Saved data entries:
---*---
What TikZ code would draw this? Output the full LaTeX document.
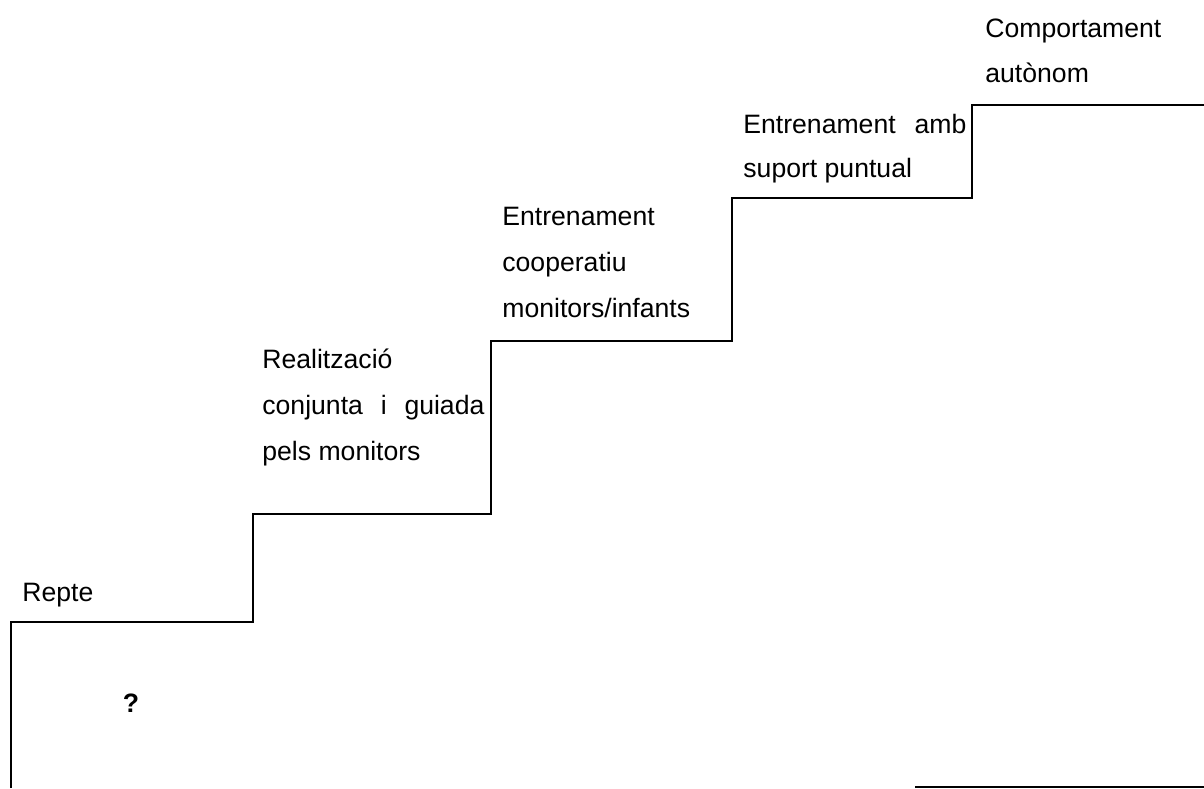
\documentclass[tikz,border=0pt]{standalone}
\usepackage{fontspec}
\setmainfont{Liberation Sans}
\usepackage{tikz}

\newcommand{\steplines}[1]{\begin{tabular}[t]{@{}l@{}}#1\end{tabular}}

\begin{document}
\begin{tikzpicture}[x=0.5pt, y=-0.5pt]

\tikzstyle{stair} = [line width=1pt, draw=black]
\tikzstyle{steptext} = [anchor=base west, inner sep=0pt, font=\fontsize{13.3}{23}\selectfont]

\useasboundingbox (0,0) rectangle (1204,788);

% escala
\draw [stair] (11,788) -- (11,622) -- (253,622) -- (253,514) -- (491,514) -- (491,341) -- (732,341) -- (732,198) -- (972,198) -- (972,105) -- (1204,105);
\draw [stair] (915,787) -- (1204,787);

\node (repte) [steptext] at (22,601) {Repte};
\node (quest) [steptext, anchor=base, font=\fontsize{13.3}{23}\selectfont\bfseries] at (131,712) {?};
\node (realitz) [steptext] at (262,368) {\steplines{Realització\\ \makebox[111pt][s]{conjunta i guiada}\\ pels monitors}};
\node (coop) [steptext] at (502,225) {\steplines{Entrenament\\ cooperatiu\\ monitors/infants}};
\node (suport) [steptext] at (743,133) {\steplines{\makebox[111.5pt][s]{Entrenament amb}\\[-1pt] suport puntual}};
\node (auton) [steptext] at (985,37) {\steplines{Comportament\\[-0.5pt] autònom}};
\end{tikzpicture}
\end{document}
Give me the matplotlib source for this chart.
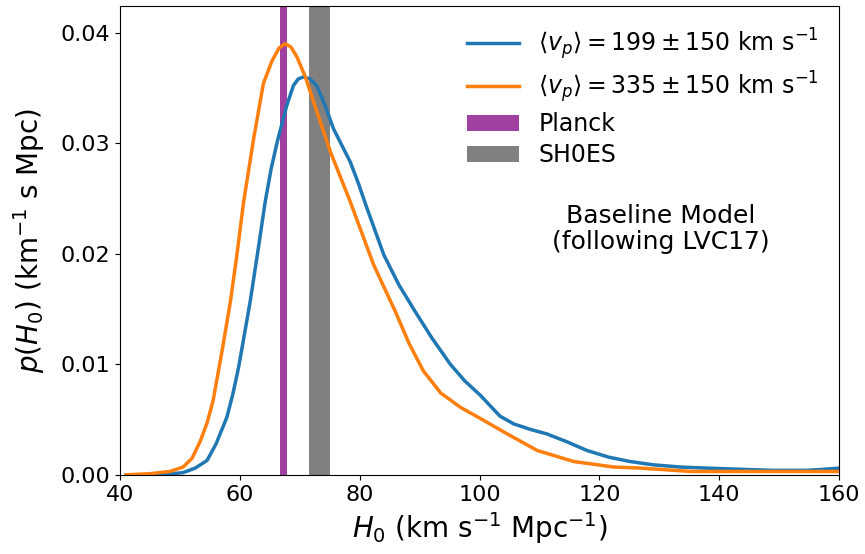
import matplotlib
matplotlib.use("Agg")
import matplotlib.pyplot as plt
import numpy as np

# H0 posteriors
h0_blue = [41, 45, 48, 50.5, 52.5, 54.5, 56, 57.8, 58.8, 59.75, 60.7, 61.7, 63, 64.2, 65.2,
           66.2, 67.8, 68.9, 69.7, 70.6, 71.7, 72.8, 74.2, 75.6, 77, 78.4, 79.8, 81.2, 84,
           86.5, 89.2, 92, 95.1, 97.5, 100.1, 103.4, 105.7, 108.5, 111.2, 114.5, 117.9,
           121.5, 125.1, 129, 133.5, 138, 143.5, 149, 154.6, 157.5, 160]
p_blue = [0, 0, 0.00005, 0.0002, 0.0006, 0.0013, 0.0028, 0.0052, 0.0073, 0.0097, 0.0126,
          0.0157, 0.0203, 0.0247, 0.0277, 0.0301, 0.0334, 0.0352, 0.0358, 0.0360, 0.0358,
          0.0352, 0.0334, 0.0313, 0.0298, 0.0283, 0.0263, 0.0241, 0.0199, 0.0172, 0.0148,
          0.0124, 0.0100, 0.0085, 0.0072, 0.0053, 0.0046, 0.0041, 0.0037, 0.0030, 0.0022,
          0.0016, 0.0012, 0.0009, 0.0007, 0.0006, 0.0005, 0.0004, 0.0004, 0.0005, 0.0006]

h0_orange = [41, 45, 48.3, 50.5, 52, 53.4, 54.5, 55.5, 57, 58.4, 59.5, 60.6, 62.3, 63.9,
             65.3, 66.5, 67.5, 68.5, 69.5, 70.9, 72.3, 75.1, 78.4, 82.3, 85.9, 88.2, 90.6,
             93.5, 96.8, 100.1, 104.6, 109.6, 115.7, 122.4, 127, 135.3, 145, 160]
p_orange = [0, 0.0001, 0.0003, 0.0007, 0.0015, 0.0031, 0.0047, 0.0067, 0.0112, 0.0157,
            0.0200, 0.0247, 0.0305, 0.0354, 0.0374, 0.0386, 0.0390, 0.0387, 0.0378, 0.0360,
            0.0337, 0.0292, 0.0247, 0.0190, 0.0148, 0.0119, 0.0094, 0.0074, 0.0061, 0.0051,
            0.0037, 0.0022, 0.0012, 0.0007, 0.0006, 0.0003, 0.0003, 0.0003]

planck = (67.2, 0.6)
shoes = (73.3, 1.75)

labels = [r"$\langle v_p \rangle = 199 \pm 150$ km s$^{-1}$",
          r"$\langle v_p \rangle = 335 \pm 150$ km s$^{-1}$",
          "Planck", "SH0ES"]

fig = plt.figure(figsize=(8.65, 5.54), dpi=100)
ax = fig.add_axes([0.139, 0.143, 0.831, 0.846])

ax.axvspan(planck[0] - planck[1], planck[0] + planck[1], color="purple", alpha=0.75,
           lw=0, label=labels[2])
ax.axvspan(shoes[0] - shoes[1], shoes[0] + shoes[1], color="gray", lw=0, label=labels[3])
ax.plot(h0_blue, p_blue, color="tab:blue", lw=2.5, label=labels[0])
ax.plot(h0_orange, p_orange, color="tab:orange", lw=2.5, label=labels[1])

ax.text(130.3, 0.0222, "Baseline Model\n(following LVC17)", ha="center", va="center",
        fontsize=18, linespacing=1.1)

handles, labs = ax.get_legend_handles_labels()
order = [2, 3, 0, 1]
ax.legend([handles[i] for i in order], [labs[i] for i in order], loc="upper right",
          frameon=False, fontsize=17, handlelength=2.2, handletextpad=0.8,
          borderaxespad=0.45, labelspacing=0.3)

ax.set_xlim(40, 160)
ax.set_ylim(0, 0.0424)
ax.set_xticks([40, 60, 80, 100, 120, 140, 160])
ax.set_yticks([0, 0.01, 0.02, 0.03, 0.04])
ax.tick_params(labelsize=16)
ax.set_xlabel(r"$H_0$ (km s$^{-1}$ Mpc$^{-1}$)", fontsize=20)
ax.set_ylabel(r"$p(H_0)$ (km$^{-1}$ s Mpc)", fontsize=20, labelpad=10)

fig.savefig("out.png", dpi=100)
---*---
Required work: The lines you need run from the one containing "Give me the matplotlib source for this chart." down to the one containing "import numpy as np"; print them exactly, both ends included, and leave out pictures.

Result of the exercise:
Give me the matplotlib source for this chart.
import matplotlib
matplotlib.use("Agg")
import matplotlib.pyplot as plt
import numpy as np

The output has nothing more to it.